▶ What you will do
Would you repeat the listing exactly but omit every picture?
◇ ◇ ◇
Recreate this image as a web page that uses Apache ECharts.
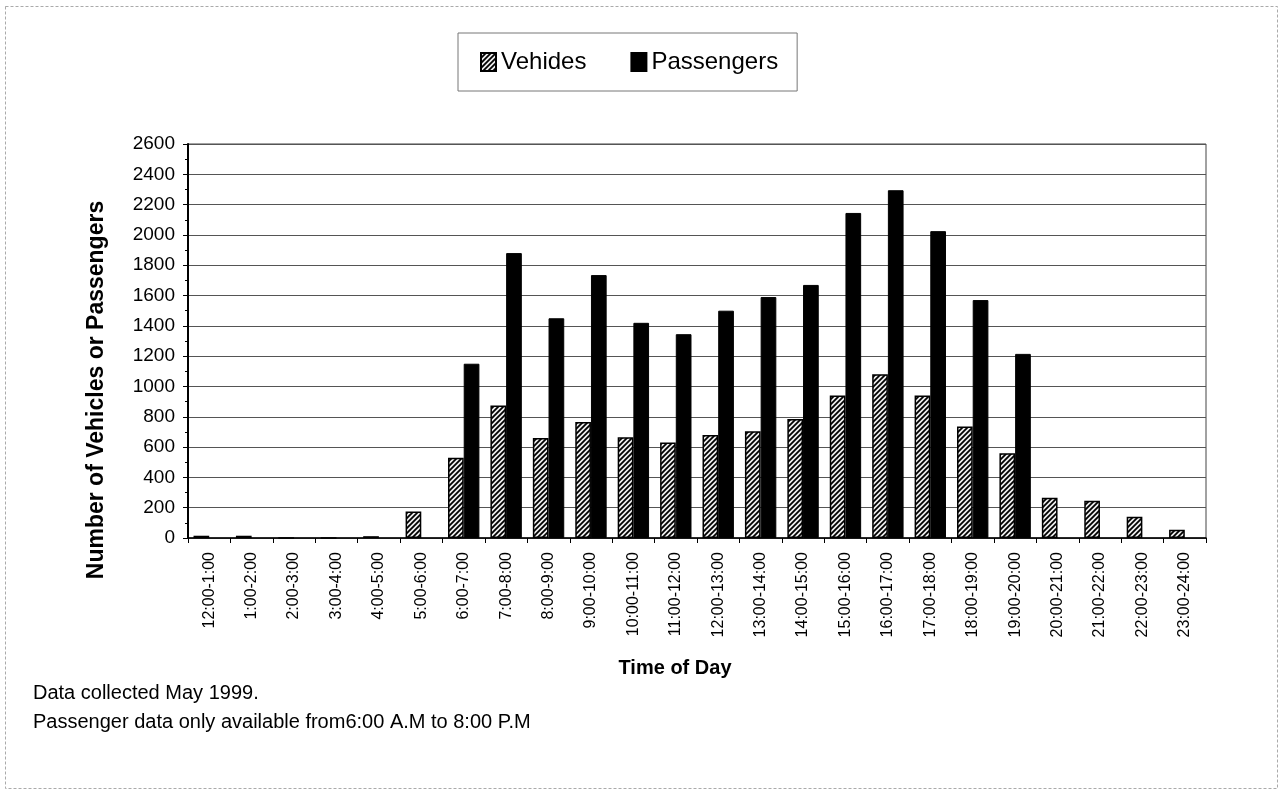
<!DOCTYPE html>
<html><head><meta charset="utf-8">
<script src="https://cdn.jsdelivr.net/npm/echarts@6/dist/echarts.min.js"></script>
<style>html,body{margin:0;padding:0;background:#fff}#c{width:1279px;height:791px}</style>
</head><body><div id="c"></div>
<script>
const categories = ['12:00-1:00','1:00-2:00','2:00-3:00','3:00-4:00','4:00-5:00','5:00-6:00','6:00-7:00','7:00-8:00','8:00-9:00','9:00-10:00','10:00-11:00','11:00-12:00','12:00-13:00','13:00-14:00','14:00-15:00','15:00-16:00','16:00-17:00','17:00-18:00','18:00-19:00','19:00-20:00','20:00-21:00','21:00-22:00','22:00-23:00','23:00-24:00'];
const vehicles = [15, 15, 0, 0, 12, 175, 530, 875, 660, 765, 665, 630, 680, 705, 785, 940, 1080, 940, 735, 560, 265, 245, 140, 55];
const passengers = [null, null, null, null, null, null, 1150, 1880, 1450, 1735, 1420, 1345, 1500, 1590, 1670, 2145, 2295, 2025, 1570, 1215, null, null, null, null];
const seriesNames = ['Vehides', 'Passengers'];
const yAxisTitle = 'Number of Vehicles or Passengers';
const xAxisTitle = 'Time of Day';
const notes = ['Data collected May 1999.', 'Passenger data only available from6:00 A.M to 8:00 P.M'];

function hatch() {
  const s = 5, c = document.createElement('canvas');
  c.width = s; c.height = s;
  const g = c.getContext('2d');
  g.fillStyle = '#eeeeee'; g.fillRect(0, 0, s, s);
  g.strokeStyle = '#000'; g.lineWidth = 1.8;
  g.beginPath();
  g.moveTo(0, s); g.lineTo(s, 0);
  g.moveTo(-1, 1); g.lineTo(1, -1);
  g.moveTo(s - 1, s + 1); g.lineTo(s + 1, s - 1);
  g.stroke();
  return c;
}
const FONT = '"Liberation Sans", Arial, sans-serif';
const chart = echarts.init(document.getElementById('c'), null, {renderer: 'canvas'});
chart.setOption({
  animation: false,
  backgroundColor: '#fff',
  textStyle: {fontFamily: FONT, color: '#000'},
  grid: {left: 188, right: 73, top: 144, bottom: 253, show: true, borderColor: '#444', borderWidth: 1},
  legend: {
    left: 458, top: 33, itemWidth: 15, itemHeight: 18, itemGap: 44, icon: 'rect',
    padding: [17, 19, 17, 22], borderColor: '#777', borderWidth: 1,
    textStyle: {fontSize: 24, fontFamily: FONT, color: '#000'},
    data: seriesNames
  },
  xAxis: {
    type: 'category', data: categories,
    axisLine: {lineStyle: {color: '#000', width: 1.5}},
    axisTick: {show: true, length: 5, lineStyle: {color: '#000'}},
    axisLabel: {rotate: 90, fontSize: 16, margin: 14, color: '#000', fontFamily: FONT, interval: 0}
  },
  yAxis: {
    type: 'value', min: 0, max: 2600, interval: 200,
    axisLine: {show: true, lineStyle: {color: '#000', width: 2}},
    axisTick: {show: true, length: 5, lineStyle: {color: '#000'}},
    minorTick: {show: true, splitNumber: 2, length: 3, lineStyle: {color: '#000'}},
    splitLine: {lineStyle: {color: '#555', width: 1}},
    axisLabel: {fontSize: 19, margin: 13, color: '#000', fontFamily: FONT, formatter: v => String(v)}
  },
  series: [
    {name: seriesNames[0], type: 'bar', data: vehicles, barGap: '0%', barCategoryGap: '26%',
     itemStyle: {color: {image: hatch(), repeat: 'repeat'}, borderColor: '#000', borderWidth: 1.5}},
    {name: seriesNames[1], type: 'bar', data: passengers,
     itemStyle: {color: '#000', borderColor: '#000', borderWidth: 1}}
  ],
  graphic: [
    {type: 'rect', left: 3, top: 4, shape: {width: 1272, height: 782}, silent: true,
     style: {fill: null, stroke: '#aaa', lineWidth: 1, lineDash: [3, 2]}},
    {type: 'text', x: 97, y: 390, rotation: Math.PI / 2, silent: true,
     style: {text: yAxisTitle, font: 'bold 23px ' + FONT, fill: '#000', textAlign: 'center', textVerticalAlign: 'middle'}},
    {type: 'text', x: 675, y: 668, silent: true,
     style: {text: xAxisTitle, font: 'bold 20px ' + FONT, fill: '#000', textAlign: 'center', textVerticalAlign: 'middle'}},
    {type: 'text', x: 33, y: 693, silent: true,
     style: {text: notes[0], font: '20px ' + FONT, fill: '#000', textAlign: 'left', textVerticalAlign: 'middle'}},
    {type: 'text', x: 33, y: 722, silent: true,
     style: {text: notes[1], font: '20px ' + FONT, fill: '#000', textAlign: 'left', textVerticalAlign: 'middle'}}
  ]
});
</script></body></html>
◇ ◇ ◇
▶ The completed task
Recreate this image as a web page that uses Apache ECharts.
<!DOCTYPE html>
<html><head><meta charset="utf-8">
<script src="https://cdn.jsdelivr.net/npm/echarts@6/dist/echarts.min.js"></script>
<style>html,body{margin:0;padding:0;background:#fff}#c{width:1279px;height:791px}</style>
</head><body><div id="c"></div>
<script>
const categories = ['12:00-1:00','1:00-2:00','2:00-3:00','3:00-4:00','4:00-5:00','5:00-6:00','6:00-7:00','7:00-8:00','8:00-9:00','9:00-10:00','10:00-11:00','11:00-12:00','12:00-13:00','13:00-14:00','14:00-15:00','15:00-16:00','16:00-17:00','17:00-18:00','18:00-19:00','19:00-20:00','20:00-21:00','21:00-22:00','22:00-23:00','23:00-24:00'];
const vehicles = [15, 15, 0, 0, 12, 175, 530, 875, 660, 765, 665, 630, 680, 705, 785, 940, 1080, 940, 735, 560, 265, 245, 140, 55];
const passengers = [null, null, null, null, null, null, 1150, 1880, 1450, 1735, 1420, 1345, 1500, 1590, 1670, 2145, 2295, 2025, 1570, 1215, null, null, null, null];
const seriesNames = ['Vehides', 'Passengers'];
const yAxisTitle = 'Number of Vehicles or Passengers';
const xAxisTitle = 'Time of Day';
const notes = ['Data collected May 1999.', 'Passenger data only available from6:00 A.M to 8:00 P.M'];

function hatch() {
  const s = 5, c = document.createElement('canvas');
  c.width = s; c.height = s;
  const g = c.getContext('2d');
  g.fillStyle = '#eeeeee'; g.fillRect(0, 0, s, s);
  g.strokeStyle = '#000'; g.lineWidth = 1.8;
  g.beginPath();
  g.moveTo(0, s); g.lineTo(s, 0);
  g.moveTo(-1, 1); g.lineTo(1, -1);
  g.moveTo(s - 1, s + 1); g.lineTo(s + 1, s - 1);
  g.stroke();
  return c;
}
const FONT = '"Liberation Sans", Arial, sans-serif';
const chart = echarts.init(document.getElementById('c'), null, {renderer: 'canvas'});
chart.setOption({
  animation: false,
  backgroundColor: '#fff',
  textStyle: {fontFamily: FONT, color: '#000'},
  grid: {left: 188, right: 73, top: 144, bottom: 253, show: true, borderColor: '#444', borderWidth: 1},
  legend: {
    left: 458, top: 33, itemWidth: 15, itemHeight: 18, itemGap: 44, icon: 'rect',
    padding: [17, 19, 17, 22], borderColor: '#777', borderWidth: 1,
    textStyle: {fontSize: 24, fontFamily: FONT, color: '#000'},
    data: seriesNames
  },
  xAxis: {
    type: 'category', data: categories,
    axisLine: {lineStyle: {color: '#000', width: 1.5}},
    axisTick: {show: true, length: 5, lineStyle: {color: '#000'}},
    axisLabel: {rotate: 90, fontSize: 16, margin: 14, color: '#000', fontFamily: FONT, interval: 0}
  },
  yAxis: {
    type: 'value', min: 0, max: 2600, interval: 200,
    axisLine: {show: true, lineStyle: {color: '#000', width: 2}},
    axisTick: {show: true, length: 5, lineStyle: {color: '#000'}},
    minorTick: {show: true, splitNumber: 2, length: 3, lineStyle: {color: '#000'}},
    splitLine: {lineStyle: {color: '#555', width: 1}},
    axisLabel: {fontSize: 19, margin: 13, color: '#000', fontFamily: FONT, formatter: v => String(v)}
  },
  series: [
    {name: seriesNames[0], type: 'bar', data: vehicles, barGap: '0%', barCategoryGap: '26%',
     itemStyle: {color: {image: hatch(), repeat: 'repeat'}, borderColor: '#000', borderWidth: 1.5}},
    {name: seriesNames[1], type: 'bar', data: passengers,
     itemStyle: {color: '#000', borderColor: '#000', borderWidth: 1}}
  ],
  graphic: [
    {type: 'rect', left: 3, top: 4, shape: {width: 1272, height: 782}, silent: true,
     style: {fill: null, stroke: '#aaa', lineWidth: 1, lineDash: [3, 2]}},
    {type: 'text', x: 97, y: 390, rotation: Math.PI / 2, silent: true,
     style: {text: yAxisTitle, font: 'bold 23px ' + FONT, fill: '#000', textAlign: 'center', textVerticalAlign: 'middle'}},
    {type: 'text', x: 675, y: 668, silent: true,
     style: {text: xAxisTitle, font: 'bold 20px ' + FONT, fill: '#000', textAlign: 'center', textVerticalAlign: 'middle'}},
    {type: 'text', x: 33, y: 693, silent: true,
     style: {text: notes[0], font: '20px ' + FONT, fill: '#000', textAlign: 'left', textVerticalAlign: 'middle'}},
    {type: 'text', x: 33, y: 722, silent: true,
     style: {text: notes[1], font: '20px ' + FONT, fill: '#000', textAlign: 'left', textVerticalAlign: 'middle'}}
  ]
});
</script></body></html>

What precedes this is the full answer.